-- begin --
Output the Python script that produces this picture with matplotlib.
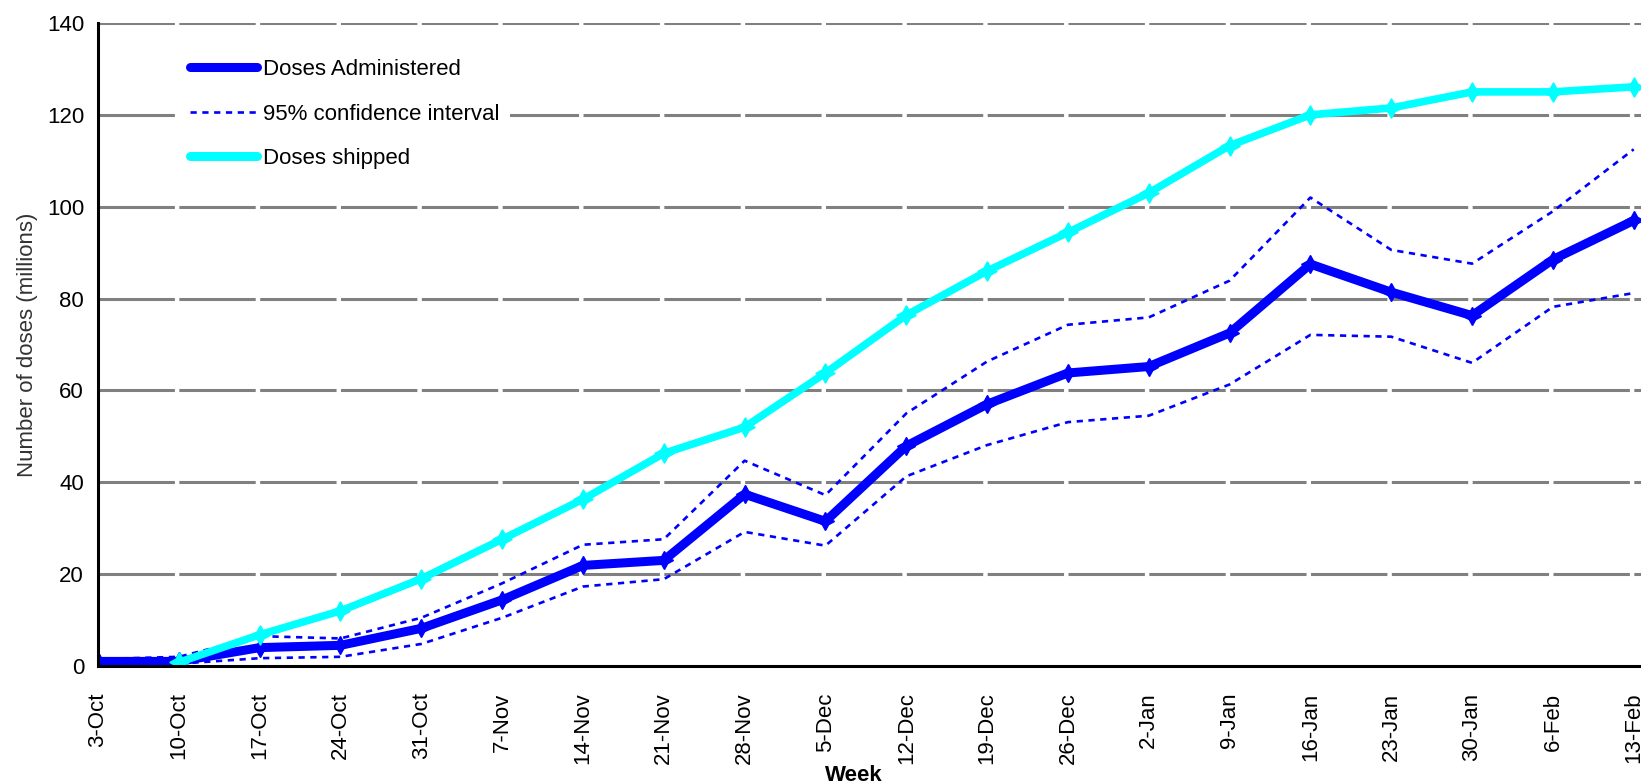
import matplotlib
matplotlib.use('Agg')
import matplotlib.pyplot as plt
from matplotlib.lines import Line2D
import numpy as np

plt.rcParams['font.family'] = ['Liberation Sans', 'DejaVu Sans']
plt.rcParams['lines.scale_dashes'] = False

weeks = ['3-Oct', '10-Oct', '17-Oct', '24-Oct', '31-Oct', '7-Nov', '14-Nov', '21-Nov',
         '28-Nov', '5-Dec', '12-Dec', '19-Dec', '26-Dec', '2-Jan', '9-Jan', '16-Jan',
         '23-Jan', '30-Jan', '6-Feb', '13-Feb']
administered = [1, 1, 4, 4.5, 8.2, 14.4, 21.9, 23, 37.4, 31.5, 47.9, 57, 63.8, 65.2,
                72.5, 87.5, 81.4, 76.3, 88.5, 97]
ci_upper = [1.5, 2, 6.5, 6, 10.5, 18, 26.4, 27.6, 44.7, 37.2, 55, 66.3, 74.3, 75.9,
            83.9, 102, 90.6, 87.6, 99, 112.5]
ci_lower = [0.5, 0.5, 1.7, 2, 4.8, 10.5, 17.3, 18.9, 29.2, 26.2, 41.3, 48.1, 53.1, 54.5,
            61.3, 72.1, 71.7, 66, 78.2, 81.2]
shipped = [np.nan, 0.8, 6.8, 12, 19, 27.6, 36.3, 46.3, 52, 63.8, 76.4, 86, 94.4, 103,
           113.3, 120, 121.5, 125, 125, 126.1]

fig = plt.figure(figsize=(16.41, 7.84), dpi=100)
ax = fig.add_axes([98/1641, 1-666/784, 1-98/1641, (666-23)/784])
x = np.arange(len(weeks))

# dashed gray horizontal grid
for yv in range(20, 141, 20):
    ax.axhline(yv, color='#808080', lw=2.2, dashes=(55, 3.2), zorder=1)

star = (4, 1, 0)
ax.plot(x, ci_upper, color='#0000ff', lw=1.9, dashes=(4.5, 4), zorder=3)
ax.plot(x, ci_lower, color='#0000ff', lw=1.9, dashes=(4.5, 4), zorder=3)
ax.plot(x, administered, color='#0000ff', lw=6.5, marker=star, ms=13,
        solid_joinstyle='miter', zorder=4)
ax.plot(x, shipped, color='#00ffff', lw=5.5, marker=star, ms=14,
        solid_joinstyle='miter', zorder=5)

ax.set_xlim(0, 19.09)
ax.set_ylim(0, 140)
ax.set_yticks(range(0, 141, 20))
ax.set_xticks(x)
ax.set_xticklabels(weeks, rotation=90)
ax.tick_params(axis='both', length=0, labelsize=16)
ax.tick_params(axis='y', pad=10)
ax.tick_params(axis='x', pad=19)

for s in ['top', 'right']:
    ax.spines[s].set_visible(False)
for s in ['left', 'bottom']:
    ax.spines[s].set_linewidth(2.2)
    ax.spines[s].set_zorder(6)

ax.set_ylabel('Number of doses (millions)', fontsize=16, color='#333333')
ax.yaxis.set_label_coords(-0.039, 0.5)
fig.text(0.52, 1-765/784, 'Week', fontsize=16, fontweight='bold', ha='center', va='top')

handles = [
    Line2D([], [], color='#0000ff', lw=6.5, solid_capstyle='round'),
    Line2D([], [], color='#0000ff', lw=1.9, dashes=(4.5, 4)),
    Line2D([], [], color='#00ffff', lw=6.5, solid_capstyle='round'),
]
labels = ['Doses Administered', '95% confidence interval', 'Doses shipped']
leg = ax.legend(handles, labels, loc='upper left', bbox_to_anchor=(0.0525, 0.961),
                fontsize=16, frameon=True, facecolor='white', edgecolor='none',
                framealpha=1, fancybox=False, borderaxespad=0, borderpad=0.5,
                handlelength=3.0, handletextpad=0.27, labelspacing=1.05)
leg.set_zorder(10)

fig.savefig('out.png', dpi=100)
-- end --
-- begin --
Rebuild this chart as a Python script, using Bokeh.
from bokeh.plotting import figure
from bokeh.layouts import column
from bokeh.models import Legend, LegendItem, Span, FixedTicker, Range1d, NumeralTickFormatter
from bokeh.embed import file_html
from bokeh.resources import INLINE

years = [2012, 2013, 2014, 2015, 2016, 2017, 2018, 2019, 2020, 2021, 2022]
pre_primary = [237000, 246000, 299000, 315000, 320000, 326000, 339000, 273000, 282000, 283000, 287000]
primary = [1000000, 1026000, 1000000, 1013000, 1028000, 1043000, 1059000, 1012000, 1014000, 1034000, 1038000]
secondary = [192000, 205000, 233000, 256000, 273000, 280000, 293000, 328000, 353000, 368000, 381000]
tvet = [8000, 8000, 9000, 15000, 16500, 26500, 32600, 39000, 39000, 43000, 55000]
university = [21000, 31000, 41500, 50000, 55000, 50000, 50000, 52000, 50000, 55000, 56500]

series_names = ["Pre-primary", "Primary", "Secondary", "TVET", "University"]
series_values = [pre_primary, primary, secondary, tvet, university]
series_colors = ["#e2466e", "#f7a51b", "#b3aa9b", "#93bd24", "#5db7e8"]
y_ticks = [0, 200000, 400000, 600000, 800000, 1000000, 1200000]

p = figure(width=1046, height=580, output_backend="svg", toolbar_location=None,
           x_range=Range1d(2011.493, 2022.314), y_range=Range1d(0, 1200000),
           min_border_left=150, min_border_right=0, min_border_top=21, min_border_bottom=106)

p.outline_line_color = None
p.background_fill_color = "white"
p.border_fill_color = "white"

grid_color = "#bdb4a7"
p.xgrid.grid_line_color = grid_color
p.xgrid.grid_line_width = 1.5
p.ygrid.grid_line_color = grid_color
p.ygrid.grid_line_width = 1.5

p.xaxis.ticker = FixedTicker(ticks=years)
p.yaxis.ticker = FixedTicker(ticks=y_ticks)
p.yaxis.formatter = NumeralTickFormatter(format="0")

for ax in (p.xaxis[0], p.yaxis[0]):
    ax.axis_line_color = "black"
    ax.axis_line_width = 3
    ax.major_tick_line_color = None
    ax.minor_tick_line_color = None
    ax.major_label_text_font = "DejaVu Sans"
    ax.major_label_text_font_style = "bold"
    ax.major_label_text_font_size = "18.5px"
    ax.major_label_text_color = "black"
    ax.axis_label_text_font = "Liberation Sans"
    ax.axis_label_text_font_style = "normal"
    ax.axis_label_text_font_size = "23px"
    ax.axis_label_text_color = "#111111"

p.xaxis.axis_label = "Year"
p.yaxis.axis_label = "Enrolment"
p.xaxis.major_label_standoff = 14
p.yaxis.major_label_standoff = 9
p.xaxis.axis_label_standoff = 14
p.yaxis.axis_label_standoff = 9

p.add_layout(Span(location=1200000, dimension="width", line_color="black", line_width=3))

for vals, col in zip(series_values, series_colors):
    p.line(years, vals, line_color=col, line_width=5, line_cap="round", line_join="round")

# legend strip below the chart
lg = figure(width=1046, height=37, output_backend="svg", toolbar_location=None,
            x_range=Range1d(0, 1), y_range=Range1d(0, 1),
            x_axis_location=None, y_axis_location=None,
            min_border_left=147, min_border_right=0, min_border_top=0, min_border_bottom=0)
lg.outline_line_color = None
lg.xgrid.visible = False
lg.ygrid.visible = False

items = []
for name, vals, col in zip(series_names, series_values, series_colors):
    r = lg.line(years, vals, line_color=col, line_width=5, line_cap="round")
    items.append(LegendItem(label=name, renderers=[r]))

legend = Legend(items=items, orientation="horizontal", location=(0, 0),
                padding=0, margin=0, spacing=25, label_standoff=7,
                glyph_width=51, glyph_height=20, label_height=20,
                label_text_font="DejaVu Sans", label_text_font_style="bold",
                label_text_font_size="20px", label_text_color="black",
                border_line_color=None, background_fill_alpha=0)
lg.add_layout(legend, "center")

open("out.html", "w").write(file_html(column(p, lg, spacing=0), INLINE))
-- end --
→ **What the task asks**: Extract the part of the records that opens with the line containing "Output the Python" and closes with the line containing "import numpy as np". Take only those lines, exactly, and no pictures.

→ **Solved exercise**:
Output the Python script that produces this picture with matplotlib.
import matplotlib
matplotlib.use('Agg')
import matplotlib.pyplot as plt
from matplotlib.lines import Line2D
import numpy as np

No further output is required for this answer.